The defendant was convicted on an indictment for keeping a liquor nuisance in a building comprising a portion of his dwelling-house. His motion in arrest of judgment having been overruled at nisi prius, he urges his objection against the indictment and challenges the correctness of one instruction to the jury.
1. Revised Statutes, c. 17, § § 1 and 2, do not " cover eleven distinct offenses,” as contended, but a single offense, viz: a statutory nuisance which may be proved by a commission of any one of the various acts therein specified. State v. Lang, 63 Maine, 215, 218 ;Com. v. Foss, 7 Gray, 330.
2. The indictment need not allege in terms that the illegal practices mentioned were carried on with the knowledge or consent of the defendant. After setting out the different acts and conditions which, by the statute, constitute a common nuisance, the indictment alleges that the defendant kept and maintained *561such a nuisance, which is sufficient. State v. Ryan, 81 Maine, 107.
The only claim made that the defendant kept or maintained a nuisance was that his dwelling-house was " used ” by him " for the illegal sale of intoxicating liquor.”
In this connection the presiding justice called the attention of the jury to the testimony of one Skidmore, who testified that, on two different occasions, he purchased intoxicating liquor of the defendant in the house described. Thereupon he gave the following instruction : "If you believe the testimony of Skid-more, that he purchased the liquor, as he testified, of this respondent, in that house, then I instruct you that this respondent would be guilty. If you do not believe that testimony, then you would not be authorized to convict him.”

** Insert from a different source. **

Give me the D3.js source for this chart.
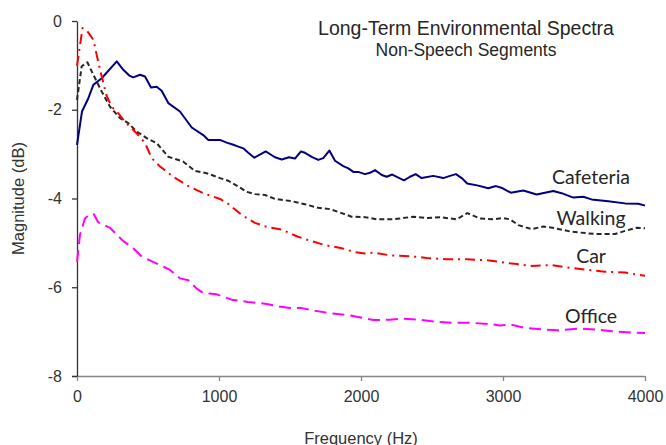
<!DOCTYPE html>
<html>
<head>
<meta charset="utf-8">
<script src="https://cdn.jsdelivr.net/npm/d3@7"></script>
<style>
  html, body { margin: 0; padding: 0; background: #fff; }
  svg { display: block; font-family: "Liberation Sans", Arial, sans-serif; }
</style>
</head>
<body>
<svg id="chart" width="666" height="445"></svg>
<script>
// ---- Data (frequency Hz, magnitude dB) ----
const cafeteria = [[0,-2.79],[35,-2.04],[80,-1.74],[115,-1.44],[174,-1.29],[280,-0.91],[326,-1.10],[368,-1.23],[396,-1.27],[444,-1.21],
  [479,-1.25],[521,-1.50],[561,-1.48],[596,-1.57],[643,-1.85],[725,-2.04],[808,-2.40],[889,-2.57],[925,-2.68],[1007,-2.68],
  [1054,-2.74],[1101,-2.79],[1136,-2.83],[1171,-2.87],[1206,-2.97],[1249,-3.08],[1329,-2.94],[1394,-3.07],[1442,-3.12],[1493,-3.07],
  [1535,-3.10],[1577,-2.94],[1606,-2.97],[1653,-3.06],[1699,-3.13],[1734,-3.09],[1777,-2.92],[1817,-3.15],[1875,-3.27],[1911,-3.32],
  [1946,-3.40],[1981,-3.40],[2028,-3.45],[2063,-3.42],[2099,-3.36],[2146,-3.47],[2181,-3.51],[2220,-3.46],[2263,-3.53],[2303,-3.59],
  [2345,-3.51],[2385,-3.45],[2427,-3.54],[2509,-3.49],[2579,-3.54],[2627,-3.49],[2669,-3.45],[2709,-3.54],[2748,-3.66],[2826,-3.71],
  [2896,-3.77],[2951,-3.72],[2998,-3.77],[3055,-3.87],[3143,-3.82],[3237,-3.91],[3354,-3.83],[3413,-3.88],[3495,-3.98],[3565,-3.96],
  [3624,-4.02],[3741,-4.06],[3859,-4.11],[3953,-4.12],[4000,-4.16]];

const walking = [[0,-1.78],[33,-1.02],[73,-0.93],[115,-1.21],[174,-1.59],[232,-1.93],[303,-2.19],[361,-2.30],[420,-2.49],[502,-2.66],
  [561,-2.75],[643,-3.06],[749,-3.17],[831,-3.38],[913,-3.43],[1007,-3.54],[1065,-3.60],[1136,-3.73],[1195,-3.85],[1253,-3.90],
  [1324,-3.92],[1394,-4.01],[1512,-4.06],[1606,-4.13],[1699,-4.21],[1782,-4.24],[1864,-4.33],[1934,-4.41],[2028,-4.42],[2111,-4.47],
  [2227,-4.47],[2368,-4.41],[2463,-4.44],[2556,-4.42],[2674,-4.47],[2748,-4.33],[2838,-4.45],[2932,-4.47],[3002,-4.44],[3049,-4.47],
  [3108,-4.60],[3202,-4.69],[3284,-4.63],[3366,-4.67],[3484,-4.75],[3648,-4.80],[3789,-4.80],[3859,-4.73],[3941,-4.66],[4000,-4.67]];

const car = [[0,-1.01],[39,-0.16],[70,-0.22],[115,-0.42],[162,-1.10],[209,-1.69],[244,-1.93],[291,-2.08],[338,-2.27],[420,-2.53],
  [479,-2.75],[526,-3.09],[585,-3.28],[678,-3.51],[772,-3.70],[889,-3.88],[1007,-4.01],[1065,-4.12],[1160,-4.37],[1253,-4.55],
  [1347,-4.65],[1442,-4.70],[1547,-4.85],[1629,-4.94],[1746,-5.05],[1864,-5.12],[1958,-5.21],[2028,-5.24],[2087,-5.22],[2204,-5.28],
  [2345,-5.30],[2463,-5.34],[2603,-5.37],[2744,-5.37],[2885,-5.39],[2979,-5.43],[3049,-5.46],[3108,-5.48],[3202,-5.52],[3343,-5.50],
  [3437,-5.55],[3577,-5.60],[3718,-5.65],[3859,-5.67],[4000,-5.74]];

const office = [[0,-5.43],[21,-4.82],[56,-4.45],[92,-4.35],[120,-4.36],[150,-4.54],[232,-4.66],[326,-4.96],[396,-5.12],[456,-5.31],
  [584,-5.50],[655,-5.61],[725,-5.80],[784,-5.84],[843,-6.03],[889,-6.13],[984,-6.16],[1089,-6.28],[1206,-6.33],[1324,-6.37],
  [1418,-6.43],[1500,-6.47],[1582,-6.47],[1676,-6.53],[1793,-6.59],[1911,-6.63],[2028,-6.70],[2087,-6.74],[2204,-6.73],[2298,-6.71],
  [2415,-6.73],[2533,-6.78],[2650,-6.80],[2768,-6.80],[2908,-6.83],[2979,-6.86],[3049,-6.84],[3164,-6.92],[3272,-6.95],[3389,-6.97],
  [3530,-6.93],[3648,-6.95],[3765,-6.99],[3906,-7.02],[4000,-7.03]];

const seriesNames = ["Cafeteria", "Walking", "Car", "Office"];
const seriesData = [cafeteria, walking, car, office];
const xTicks = [0, 1000, 2000, 3000, 4000];
const yTicks = [0, -2, -4, -6, -8];
const titleText = "Long-Term Environmental Spectra";
const subtitleText = "Non-Speech Segments";
const xLabel = "Frequency (Hz)";
const yLabel = "Magnitude (dB)";

// ---- Styles ----
const styles = [
  { color: "#000080", dash: null },
  { color: "#262626", dash: "5,3" },
  { color: "#ff0000", dash: "10,5,2,5" },
  { color: "#ff00ff", dash: "12,6" }
];
// label anchor (in data coordinates): x freq, y dB for baseline
const labelAnchors = [[3620, -3.68], [3620, -4.60], [3620, -5.46], [3620, -6.80]];

const svg = d3.select("#chart");
const x = d3.scaleLinear().domain([0, 4000]).range([77, 645]);
const y = d3.scaleLinear().domain([-8, 0]).range([376, 21]);

// X axis
const gx = svg.append("g").attr("transform", `translate(0,${y(-8)})`)
  .call(d3.axisBottom(x).tickValues(xTicks).tickSize(5).tickSizeOuter(0).tickPadding(10).tickFormat(d => String(d)));
gx.select(".domain").attr("stroke", "#868686").attr("stroke-width", 1.5).attr("d", `M${x(0)-5},0.5H${x(4000)}`);
gx.selectAll(".tick line").attr("stroke", "#868686").attr("stroke-width", 1.3);
gx.selectAll("text").attr("font-size", 16).attr("fill", "#333");

// Y axis
const gy = svg.append("g").attr("transform", `translate(${x(0)},0)`)
  .call(d3.axisLeft(y).tickValues(yTicks).tickSize(5).tickSizeOuter(0).tickPadding(10).tickFormat(d => String(d)));
gy.select(".domain").attr("stroke", "#333").attr("stroke-width", 1.3);
gy.selectAll(".tick line").attr("stroke", "#333").attr("stroke-width", 1.3);
gy.selectAll("text").attr("font-size", 16).attr("fill", "#333");

// Lines
const line = d3.line().x(d => x(d[0])).y(d => y(d[1]));
seriesData.forEach((data, i) => {
  svg.append("path")
    .datum(data)
    .attr("d", line)
    .attr("fill", "none")
    .attr("stroke", styles[i].color)
    .attr("stroke-width", 2)
    .attr("stroke-linejoin", "round")
    .attr("stroke-dasharray", styles[i].dash);
});

// Series labels
seriesNames.forEach((name, i) => {
  svg.append("text")
    .attr("x", x(labelAnchors[i][0]))
    .attr("y", y(labelAnchors[i][1]))
    .attr("text-anchor", "middle")
    .attr("font-family", "Lato, 'Open Sans', sans-serif")
    .attr("font-size", 19.5)
    .attr("fill", "#262626")
    .text(name);
});

// Title
svg.append("text").attr("x", 466).attr("y", 35).attr("text-anchor", "middle")
  .attr("font-size", 19.5).attr("fill", "#262626").text(titleText);
svg.append("text").attr("x", 466).attr("y", 56).attr("text-anchor", "middle")
  .attr("font-size", 17.5).attr("fill", "#262626").text(subtitleText);

// Axis labels
svg.append("text").attr("x", (x(0) + x(4000)) / 2).attr("y", 444).attr("text-anchor", "middle")
  .attr("font-size", 16.5).attr("fill", "#333").text(xLabel);
svg.append("text").attr("transform", `translate(24,${(y(0) + y(-8)) / 2}) rotate(-90)`).attr("text-anchor", "middle")
  .attr("font-size", 16.5).attr("fill", "#333").text(yLabel);
</script>
</body>
</html>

We think the court withdrew from the jury what was within their province alone to decide. While the word "used” may sometimes mean " employed for a particular purpose on a single occasion or on two several occasions,” we do not think it was intended to have that restricted sense in this criminal; statute. The sale of a glass of liquor, in a dwelling-house, on two different occasions, was not intended per se to constitute the house a "common nuisance.” The word "common” strongly indicates such a construction to be erroneous. But the intention was to declare " all places ” to be " common nuisances ” whenever they should habitually or customarily be appropriated for, or converted to the purpose of the illegal sale of such liquor. Two sales would not as matter of law constitute it a nuisance. The evidence of such sales would be competent for the jury to consider upon the issue whether or not the house was habitually employed by the defendant for the purpose of selling contrary to law. And if it satisfies them beyond reasonable doubt that the defendant was in the habit of so selling therein, they might so find. The weight or value of such testimony was within their exclusive province, and it was erroneous for the court to fix the weight or value which they should give it. Com. v. McArty, 11 Gray, 456. Exception sustained.
Peters, C. J., Walton, Emery and Haskell, JJ., concurred.